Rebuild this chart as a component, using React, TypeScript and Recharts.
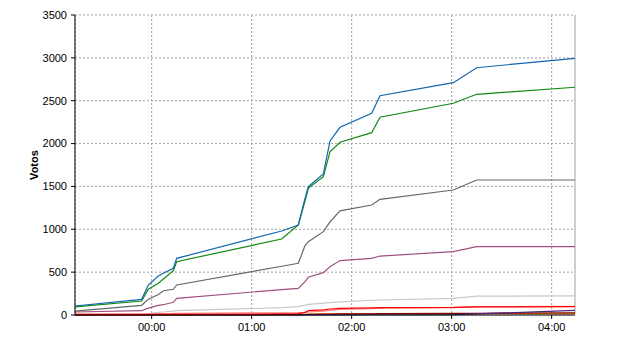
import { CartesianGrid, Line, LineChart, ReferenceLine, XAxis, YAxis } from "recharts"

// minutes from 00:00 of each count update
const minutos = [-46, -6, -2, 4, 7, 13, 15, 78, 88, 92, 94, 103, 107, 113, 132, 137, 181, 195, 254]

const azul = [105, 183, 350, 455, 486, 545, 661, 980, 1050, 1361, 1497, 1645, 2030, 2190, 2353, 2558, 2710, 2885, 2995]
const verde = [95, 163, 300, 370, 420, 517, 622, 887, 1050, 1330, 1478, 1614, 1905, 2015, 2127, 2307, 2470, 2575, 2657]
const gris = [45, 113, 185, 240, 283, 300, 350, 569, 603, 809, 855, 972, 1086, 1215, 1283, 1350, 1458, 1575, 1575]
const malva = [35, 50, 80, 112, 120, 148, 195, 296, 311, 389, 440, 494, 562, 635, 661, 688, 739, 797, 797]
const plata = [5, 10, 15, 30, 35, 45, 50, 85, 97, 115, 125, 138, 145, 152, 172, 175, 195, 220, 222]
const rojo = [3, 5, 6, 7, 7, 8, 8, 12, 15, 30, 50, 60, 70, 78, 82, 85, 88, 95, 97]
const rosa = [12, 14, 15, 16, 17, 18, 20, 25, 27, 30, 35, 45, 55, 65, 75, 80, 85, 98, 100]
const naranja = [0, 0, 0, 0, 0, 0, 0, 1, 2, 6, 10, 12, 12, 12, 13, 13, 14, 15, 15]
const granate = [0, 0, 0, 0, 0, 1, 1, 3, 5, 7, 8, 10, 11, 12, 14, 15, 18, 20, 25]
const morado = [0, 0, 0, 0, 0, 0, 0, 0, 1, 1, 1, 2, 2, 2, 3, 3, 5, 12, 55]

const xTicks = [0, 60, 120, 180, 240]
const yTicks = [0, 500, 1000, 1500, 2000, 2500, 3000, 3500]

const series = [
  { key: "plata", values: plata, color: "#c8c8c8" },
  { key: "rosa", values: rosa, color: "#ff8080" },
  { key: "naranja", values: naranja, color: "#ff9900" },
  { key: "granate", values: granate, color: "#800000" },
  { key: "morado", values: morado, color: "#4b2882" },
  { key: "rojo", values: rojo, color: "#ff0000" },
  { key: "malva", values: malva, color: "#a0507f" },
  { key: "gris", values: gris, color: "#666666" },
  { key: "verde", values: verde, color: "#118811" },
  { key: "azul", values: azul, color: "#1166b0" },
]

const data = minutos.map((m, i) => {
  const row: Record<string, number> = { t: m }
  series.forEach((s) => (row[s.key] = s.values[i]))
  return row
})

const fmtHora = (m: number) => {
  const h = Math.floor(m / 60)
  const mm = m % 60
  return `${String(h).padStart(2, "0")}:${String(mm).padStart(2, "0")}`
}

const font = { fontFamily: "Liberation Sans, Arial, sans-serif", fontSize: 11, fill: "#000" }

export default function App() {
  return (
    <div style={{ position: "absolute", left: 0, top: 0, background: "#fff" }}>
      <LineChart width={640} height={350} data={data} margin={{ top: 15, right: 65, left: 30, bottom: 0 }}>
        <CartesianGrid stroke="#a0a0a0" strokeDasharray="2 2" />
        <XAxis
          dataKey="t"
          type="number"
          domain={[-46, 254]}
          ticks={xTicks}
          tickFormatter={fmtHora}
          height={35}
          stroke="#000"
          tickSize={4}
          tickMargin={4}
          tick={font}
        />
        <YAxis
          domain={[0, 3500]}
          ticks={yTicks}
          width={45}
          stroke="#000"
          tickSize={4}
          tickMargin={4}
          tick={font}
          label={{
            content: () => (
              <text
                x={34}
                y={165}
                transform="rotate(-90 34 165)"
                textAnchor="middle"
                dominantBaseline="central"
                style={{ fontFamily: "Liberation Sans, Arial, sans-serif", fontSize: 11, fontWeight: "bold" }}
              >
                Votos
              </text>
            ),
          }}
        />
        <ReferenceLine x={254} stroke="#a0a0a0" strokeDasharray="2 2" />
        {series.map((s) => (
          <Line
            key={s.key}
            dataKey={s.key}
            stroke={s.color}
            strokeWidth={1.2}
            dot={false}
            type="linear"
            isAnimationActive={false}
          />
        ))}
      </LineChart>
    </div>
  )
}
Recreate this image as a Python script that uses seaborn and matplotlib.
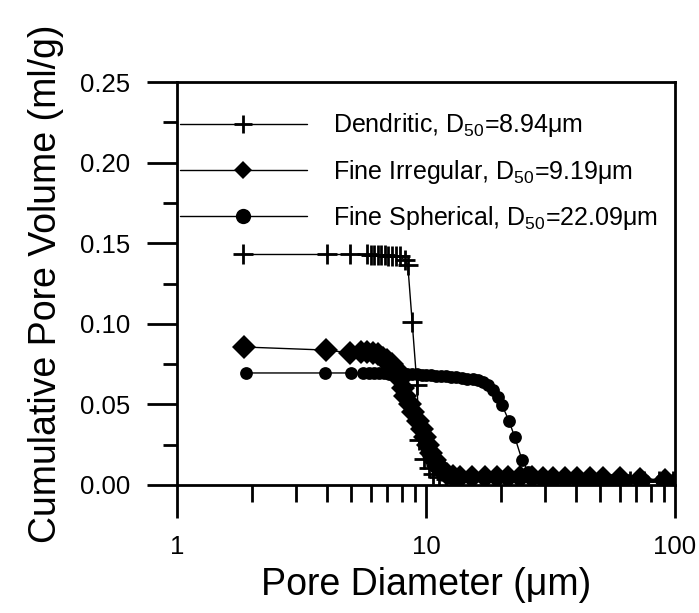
......
_AIM_
Output the records above as they stand, from the first line to the line with "181, 195, 254]", inclusive, and exclude the pictures.

_RESPONSE TO THIS TASK_
Rebuild this chart as a component, using React, TypeScript and Recharts.
import { CartesianGrid, Line, LineChart, ReferenceLine, XAxis, YAxis } from "recharts"

// minutes from 00:00 of each count update
const minutos = [-46, -6, -2, 4, 7, 13, 15, 78, 88, 92, 94, 103, 107, 113, 132, 137, 181, 195, 254]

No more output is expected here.